The Fed’s Dilemma: To Raise Or Not To Raise (Rates)

Please refer to IMPORTANT DISCLOSURE INFORMATION at the end of this note.

The markets are bracing for a potential Fed rate rise this September.  Last week, the Dow Jones Industrials index fell 3.5% before reversing and closing the week up around 1%.  One of three reasons cited for this unprecedented volatility was the rate hike expected in September.  The other two reasons were China concerns and better than expected Q2 GDP numbers.

In a series of interviews in the Wall Street Journal, Fed officials shared their thoughts on whether the time was right for a rate increase.

Narayana Kocherlakota, president of the Federal Reserve Bank of Minneapolis, thinks it would be "premature" to raise rates today, given the low rate of inflation.  He seems to be leaning towards even more QE, not less. 

On the other hand, James Bullard, president of the Federal Reserve Bank of St. Louis and Loretta Mester, president of the Federal Reserve Bank of Cleveland seem more comfortable with the Fed raising rates because they believe the U.S economy is on "solid ground."

Why such diametrically opposite views based on the same datasets?

To be clear, we aren’t economists and don’t play one on TV.  We are bottoms-up fundamental value investors.  So this discussion will be simple, some may say too simple, but sufficient for our purposes.

 

QE: What was the intended outcome? Inflation and U.S. economic recovery

QE (QE2 actually), was initiated in late 2010. 

The rationale was simple:  Keep rates low, so consumers will have an incentive to spend their money rather than save, spurring demand for other assets, driving up the prices of goods, thus creating an inflationary effect.  The rise in asset prices (such as home prices) would create a “wealth effect.” This, in turn, would translate into more spending creating a virtuous cycle that would jump-start the economy in a moderately inflationary (rising prices) environment.
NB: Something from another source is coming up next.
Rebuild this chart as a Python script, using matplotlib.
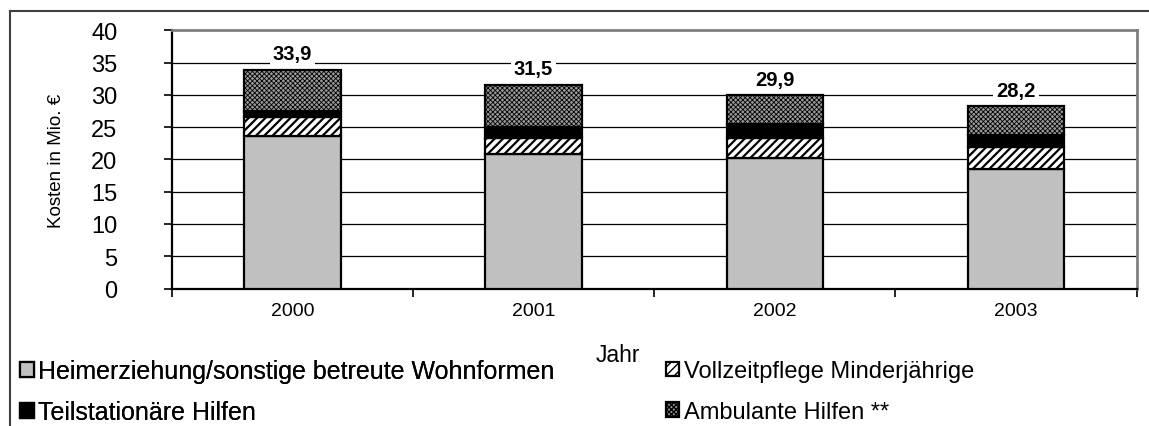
import matplotlib
matplotlib.use("Agg")
import matplotlib.pyplot as plt
from matplotlib.lines import Line2D
import numpy as np

plt.rcParams['font.family'] = ['Liberation Sans', 'DejaVu Sans']

years = ["2000", "2001", "2002", "2003"]
heim = [23.6, 20.8, 20.2, 18.5]
voll = [2.9, 2.5, 3.1, 3.4]
teil = [1.0, 1.7, 2.2, 1.9]
amb = [6.4, 6.5, 4.4, 4.4]
totals = [33.9, 31.5, 29.9, 28.2]
series_labels = ["Heimerziehung/sonstige betreute Wohnformen",
                 "Vollzeitpflege Minderjährige",
                 "Teilstationäre Hilfen",
                 "Ambulante Hilfen **"]
yticks = [0, 5, 10, 15, 20, 25, 30, 35, 40]

W, H = 1149, 427
fig = plt.figure(figsize=(W / 100, H / 100), dpi=100)
ax = fig.add_axes([171.7 / W, 1 - 289.5 / H, (1136.7 - 171.7) / W, (289.5 - 31.3) / H])

x = np.arange(len(years))
bw = 0.4
edge = dict(edgecolor='black', linewidth=1.6, zorder=3)

b1 = ax.bar(x, heim, bw, color='#c0c0c0', **edge)
bottom = np.array(heim)
with plt.rc_context({'hatch.linewidth': 1.6, 'hatch.color': 'black'}):
    b2 = ax.bar(x, voll, bw, bottom=bottom, color='white', hatch='////', **edge)
bottom = bottom + np.array(voll)
b3 = ax.bar(x, teil, bw, bottom=bottom, color='black', **edge)
bottom = bottom + np.array(teil)
with plt.rc_context({'hatch.linewidth': 0.6, 'hatch.color': '#e0e0e0'}):
    b4 = ax.bar(x, amb, bw, bottom=bottom, color='#9a9a9a', hatch='xxxxxxx', **edge)

for xi, t in zip(x, totals):
    ax.annotate(f"{t:.1f}".replace('.', ','), (xi, t), xytext=(0, 5),
                textcoords='offset points', ha='center', va='bottom',
                fontsize=14.5, fontweight='bold', zorder=5,
                bbox=dict(boxstyle='square,pad=0.15', fc='white', ec='none'))

ax.set_xlim(-0.5, 3.5)
ax.set_ylim(0, 40)
ax.set_yticks(yticks)
ax.set_yticklabels([str(v) for v in yticks], fontsize=17)
ax.tick_params(axis='y', direction='out', length=6, width=1.2, pad=33)
ax.set_xticks(x)
ax.set_xticklabels(years, fontsize=14)
ax.tick_params(axis='x', which='major', length=0, pad=10)
ax.set_xticks(np.arange(-0.5, 4.0, 1.0), minor=True)
ax.tick_params(axis='x', which='minor', direction='out', length=6, width=1.2)

for v in yticks[1:-1]:
    ax.axhline(v, color='black', linewidth=0.9, zorder=1)

ax.spines['left'].set_linewidth(1.6)
ax.spines['bottom'].set_linewidth(1.6)
ax.spines['top'].set_color('#808080')
ax.spines['top'].set_linewidth(2)
ax.spines['right'].set_color('#808080')
ax.spines['right'].set_linewidth(2)

ax.set_ylabel("Kosten in Mio. €", fontsize=13.5, labelpad=0)
ax.yaxis.set_label_coords(-(171.7 - 65) / (1136.7 - 171.7), 0.5)
fig.text(618 / W, 1 - 355 / H, "Jahr", fontsize=16.5, ha='center', va='center')

# outer frame
fig.add_artist(Line2D([10 / W, 10 / W], [0, 1 - 12 / H], transform=fig.transFigure,
                      color='#404040', linewidth=1.5))
fig.add_artist(Line2D([10 / W, 1], [1 - 12 / H, 1 - 12 / H], transform=fig.transFigure,
                      color='#404040', linewidth=1.5))

handles = [b1[0], b2[0], b3[0], b4[0]]
kw = dict(frameon=False, handlelength=0.55, handleheight=0.55,
          borderpad=0, borderaxespad=0, loc='upper left')
leg1 = fig.legend([handles[0], handles[2]], [series_labels[0], series_labels[2]],
                  bbox_to_anchor=(20 / W, 1 - 360 / H), fontsize=18,
                  handletextpad=0.15, labelspacing=0.7, **kw)
fig.add_artist(leg1)
leg2 = fig.legend([handles[1], handles[3]], [series_labels[1], series_labels[3]],
                  bbox_to_anchor=(666 / W, 1 - 361 / H), fontsize=17,
                  handletextpad=0.2, labelspacing=0.8, **kw)

fig.savefig("out.png", dpi=100)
Some skeptics argued that QE (or unprecedented money printing) would debase the U.S. dollar and drive up gold prices, as gold would regain its role as a reserve currency.

 

QE: What really happened?  Deflationary risk, sputtering economy

  • Since November 2010, the S&P500 index has appreciated almost 70%, before dividends.  An asset price increase that one could argue was an expected consequence of QE. 
  • On the other hand, U.S treasury yields are very low (the 10-year at around 2%) and the US dollar is up almost 25%.  A stronger dollar post-QE seems unexpected.
  • Gold is down 20% since 2010 and down 40% from its 2011 highs. Also unexpected.
  • Inflation is stubbornly low with core inflation running at 1.5%.  Unexpected.
  • Prices of commodities, such as oil and copper, are at generational lows. Unexpected.

So why do we find ourselves in what seems to be a dis-inflationary (some would say deflationary) environment?

David Einhorn in his excellent “Zero Bound Odyssey” presentation at the Grant’s Investment Conference, earlier this year, makes a strong case for placing the blame squarely on QE. 

Here’s the cliff’s notes version of the argument:  Instead of spending all that easy money created by QE and in an effort to chase yield, investors (and banks) lent out that money.  Commodity producers took advantage of that cheap debt and produced more, creating an oversupply of commodities (such as oil). 

So instead of increased demand for goods which would have driven up asset prices (QE’s original intent), we ended up with an oversupply of goods driving down asset prices (an unintended consequence of QE) i.e., deflation instead of inflation.

 

Fast Forward to the present and the Fed's dilemma. 

Does the Fed hold off raising rates until the inflation rate climbs a bit higher?  OR is QE directly responsible for the low inflation rates and the Fed should raise rates sooner rather than later to stop what could be a self-inflicted deflationary cycle?